Les taux d’intérêt ont explosé, passant de taux négatifs en décembre 2021 à plus de 3, 5 % actuellement pour les emprunts à dix ans, qui sont la référence. La dernière fois que nous avons franchi ce seuil, c’était il y a douze ans, en 2011.

Placé au pied du mur du réel, le Gouvernement lui-même est contraint de se baser sur une hypothèse de rendement de 3, 5 % en 2024 pour les obligations assimilables du Trésor (OAT) à dix ans.

Les conséquences sont naturellement lourdes. Je rappelle qu’un point de taux d’intérêt de plus représente, au bout de dix ans, un coût supplémentaire de 40 milliards d’euros, soit peu ou prou le budget actuel de la défense. Un point de taux d’intérêt en plus, c’est aussi 2, 5 milliards d’euros supplémentaires de charge de la dette la première année, 6 milliards la deuxième, 10 milliards la troisième et près de 17 milliards à l’horizon 2027 !

Voilà, nous y sommes. La situation n’est plus tout à fait théorique, ni imaginaire, ni encore moins virtuelle.
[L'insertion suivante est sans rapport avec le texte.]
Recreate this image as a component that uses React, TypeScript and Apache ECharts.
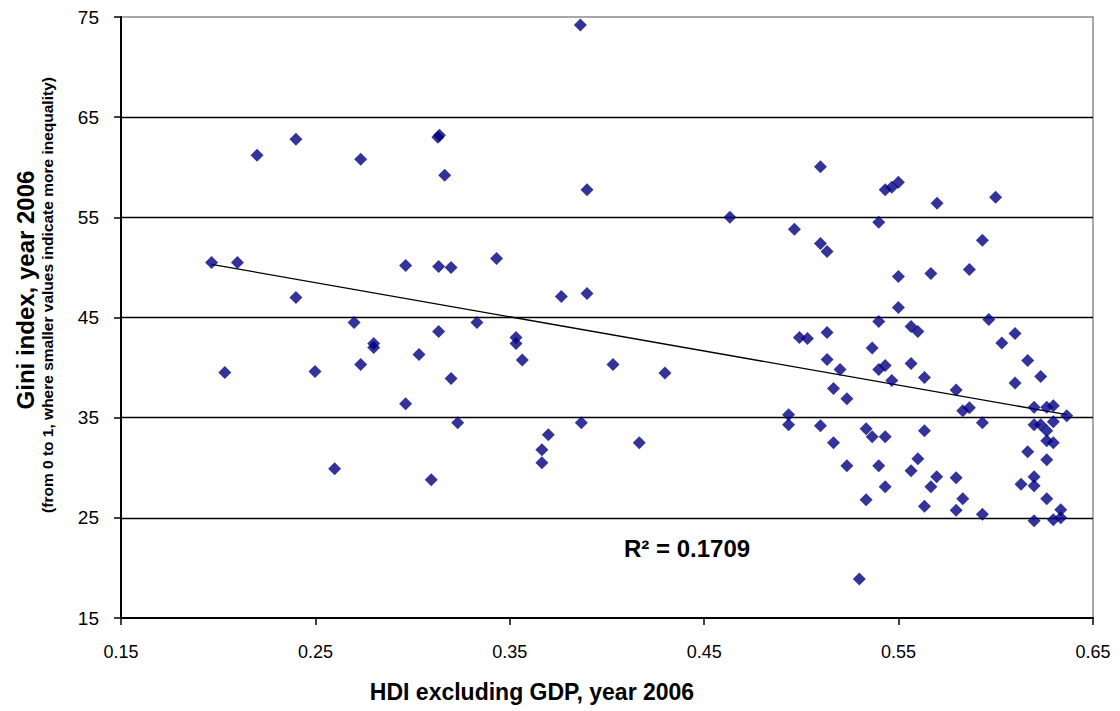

Les effets de la hausse des taux d’intérêt seront de plus en plus forts, et ce dès 2024.

Ainsi, le Gouvernement prévoit que la charge de la dette augmentera de 11 milliards d’euros en 2024. Cette hausse se poursuivra de manière inexorable, à raison d’une dizaine de milliards d’euros de plus chaque année : 48 milliards d’euros en 2023, 56 milliards en 2024, 66 milliards en 2025, 75 milliards en 2026, 84 milliards en 2027. Comme l’a très bien dit M. le rapporteur spécial Albéric de Montgolfier, cela représente quasiment l’équivalent du produit de l’impôt sur le revenu.

Dès 2025, la charge de la dette sera donc sans nul doute, à elle seule, supérieure au plus important poste de budget de l’État, à savoir l’éducation.

Nous le voyons bien : nous sommes enfermés dans un cercle vicieux qu’il nous faut absolument briser.

Madame la ministre, quelle est votre attitude ? Que fait le Gouvernement ?

Revenons aux sources : l’engagement pris par le Président de la République le 3 juillet 2017, devant le Parlement réuni en Congrès à Versailles. Pendant une heure et quinze minutes, nous avions bu les paroles présidentielles.